### TASK INSTRUCTIONS:
Transcribe all of the material exactly.
+ + + +
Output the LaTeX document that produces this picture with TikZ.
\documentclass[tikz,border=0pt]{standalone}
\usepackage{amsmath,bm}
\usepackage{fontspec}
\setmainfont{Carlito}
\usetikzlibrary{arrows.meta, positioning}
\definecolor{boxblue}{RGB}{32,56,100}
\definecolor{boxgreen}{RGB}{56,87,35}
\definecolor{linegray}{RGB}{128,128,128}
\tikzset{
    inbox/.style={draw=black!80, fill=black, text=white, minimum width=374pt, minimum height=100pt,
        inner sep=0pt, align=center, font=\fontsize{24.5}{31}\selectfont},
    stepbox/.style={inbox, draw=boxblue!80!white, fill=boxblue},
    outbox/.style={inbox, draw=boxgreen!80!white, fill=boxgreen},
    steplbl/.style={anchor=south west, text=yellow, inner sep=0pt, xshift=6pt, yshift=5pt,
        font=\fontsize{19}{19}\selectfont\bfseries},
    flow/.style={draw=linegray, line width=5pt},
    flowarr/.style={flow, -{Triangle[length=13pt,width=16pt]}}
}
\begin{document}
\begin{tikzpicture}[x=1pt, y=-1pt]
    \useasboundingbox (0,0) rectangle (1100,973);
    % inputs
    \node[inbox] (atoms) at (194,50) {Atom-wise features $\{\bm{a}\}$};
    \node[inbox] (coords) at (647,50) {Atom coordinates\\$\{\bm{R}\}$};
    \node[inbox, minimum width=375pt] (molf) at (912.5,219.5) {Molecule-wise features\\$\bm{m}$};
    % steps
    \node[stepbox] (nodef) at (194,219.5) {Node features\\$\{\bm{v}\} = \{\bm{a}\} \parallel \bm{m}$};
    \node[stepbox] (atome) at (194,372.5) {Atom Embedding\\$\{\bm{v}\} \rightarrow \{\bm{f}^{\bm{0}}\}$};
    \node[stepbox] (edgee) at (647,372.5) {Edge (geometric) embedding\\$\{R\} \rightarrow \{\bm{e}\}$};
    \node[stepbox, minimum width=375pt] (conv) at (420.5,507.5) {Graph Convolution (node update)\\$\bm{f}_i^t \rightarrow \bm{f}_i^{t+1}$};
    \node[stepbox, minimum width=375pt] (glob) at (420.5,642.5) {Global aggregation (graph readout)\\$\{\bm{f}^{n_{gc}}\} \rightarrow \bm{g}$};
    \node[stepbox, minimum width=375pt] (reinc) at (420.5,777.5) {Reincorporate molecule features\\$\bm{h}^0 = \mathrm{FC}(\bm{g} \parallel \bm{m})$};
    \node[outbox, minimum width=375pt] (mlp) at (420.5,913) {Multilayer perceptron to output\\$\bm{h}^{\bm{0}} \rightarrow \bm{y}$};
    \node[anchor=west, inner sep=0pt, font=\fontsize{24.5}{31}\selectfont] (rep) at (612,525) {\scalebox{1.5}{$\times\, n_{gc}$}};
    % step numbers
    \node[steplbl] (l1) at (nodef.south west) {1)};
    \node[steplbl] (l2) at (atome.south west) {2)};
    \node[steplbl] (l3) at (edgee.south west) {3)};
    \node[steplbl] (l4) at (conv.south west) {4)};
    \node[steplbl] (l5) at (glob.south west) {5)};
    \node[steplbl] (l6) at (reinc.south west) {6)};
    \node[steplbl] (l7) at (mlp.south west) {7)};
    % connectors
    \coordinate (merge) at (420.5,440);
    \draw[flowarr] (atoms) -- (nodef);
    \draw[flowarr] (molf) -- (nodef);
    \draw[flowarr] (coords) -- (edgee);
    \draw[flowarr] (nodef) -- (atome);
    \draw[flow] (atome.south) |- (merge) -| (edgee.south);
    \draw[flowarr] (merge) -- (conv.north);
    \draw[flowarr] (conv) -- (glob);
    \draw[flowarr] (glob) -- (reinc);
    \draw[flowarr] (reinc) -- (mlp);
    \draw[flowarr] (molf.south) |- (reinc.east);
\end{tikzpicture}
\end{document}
+ + + +
### CORRECT ANSWER:
Output the LaTeX document that produces this picture with TikZ.
\documentclass[tikz,border=0pt]{standalone}
\usepackage{amsmath,bm}
\usepackage{fontspec}
\setmainfont{Carlito}
\usetikzlibrary{arrows.meta, positioning}
\definecolor{boxblue}{RGB}{32,56,100}
\definecolor{boxgreen}{RGB}{56,87,35}
\definecolor{linegray}{RGB}{128,128,128}
\tikzset{
    inbox/.style={draw=black!80, fill=black, text=white, minimum width=374pt, minimum height=100pt,
        inner sep=0pt, align=center, font=\fontsize{24.5}{31}\selectfont},
    stepbox/.style={inbox, draw=boxblue!80!white, fill=boxblue},
    outbox/.style={inbox, draw=boxgreen!80!white, fill=boxgreen},
    steplbl/.style={anchor=south west, text=yellow, inner sep=0pt, xshift=6pt, yshift=5pt,
        font=\fontsize{19}{19}\selectfont\bfseries},
    flow/.style={draw=linegray, line width=5pt},
    flowarr/.style={flow, -{Triangle[length=13pt,width=16pt]}}
}
\begin{document}
\begin{tikzpicture}[x=1pt, y=-1pt]
    \useasboundingbox (0,0) rectangle (1100,973);
    % inputs
    \node[inbox] (atoms) at (194,50) {Atom-wise features $\{\bm{a}\}$};
    \node[inbox] (coords) at (647,50) {Atom coordinates\\$\{\bm{R}\}$};
    \node[inbox, minimum width=375pt] (molf) at (912.5,219.5) {Molecule-wise features\\$\bm{m}$};
    % steps
    \node[stepbox] (nodef) at (194,219.5) {Node features\\$\{\bm{v}\} = \{\bm{a}\} \parallel \bm{m}$};
    \node[stepbox] (atome) at (194,372.5) {Atom Embedding\\$\{\bm{v}\} \rightarrow \{\bm{f}^{\bm{0}}\}$};
    \node[stepbox] (edgee) at (647,372.5) {Edge (geometric) embedding\\$\{R\} \rightarrow \{\bm{e}\}$};
    \node[stepbox, minimum width=375pt] (conv) at (420.5,507.5) {Graph Convolution (node update)\\$\bm{f}_i^t \rightarrow \bm{f}_i^{t+1}$};
    \node[stepbox, minimum width=375pt] (glob) at (420.5,642.5) {Global aggregation (graph readout)\\$\{\bm{f}^{n_{gc}}\} \rightarrow \bm{g}$};
    \node[stepbox, minimum width=375pt] (reinc) at (420.5,777.5) {Reincorporate molecule features\\$\bm{h}^0 = \mathrm{FC}(\bm{g} \parallel \bm{m})$};
    \node[outbox, minimum width=375pt] (mlp) at (420.5,913) {Multilayer perceptron to output\\$\bm{h}^{\bm{0}} \rightarrow \bm{y}$};
    \node[anchor=west, inner sep=0pt, font=\fontsize{24.5}{31}\selectfont] (rep) at (612,525) {\scalebox{1.5}{$\times\, n_{gc}$}};
    % step numbers
    \node[steplbl] (l1) at (nodef.south west) {1)};
    \node[steplbl] (l2) at (atome.south west) {2)};
    \node[steplbl] (l3) at (edgee.south west) {3)};
    \node[steplbl] (l4) at (conv.south west) {4)};
    \node[steplbl] (l5) at (glob.south west) {5)};
    \node[steplbl] (l6) at (reinc.south west) {6)};
    \node[steplbl] (l7) at (mlp.south west) {7)};
    % connectors
    \coordinate (merge) at (420.5,440);
    \draw[flowarr] (atoms) -- (nodef);
    \draw[flowarr] (molf) -- (nodef);
    \draw[flowarr] (coords) -- (edgee);
    \draw[flowarr] (nodef) -- (atome);
    \draw[flow] (atome.south) |- (merge) -| (edgee.south);
    \draw[flowarr] (merge) -- (conv.north);
    \draw[flowarr] (conv) -- (glob);
    \draw[flowarr] (glob) -- (reinc);
    \draw[flowarr] (reinc) -- (mlp);
    \draw[flowarr] (molf.south) |- (reinc.east);
\end{tikzpicture}
\end{document}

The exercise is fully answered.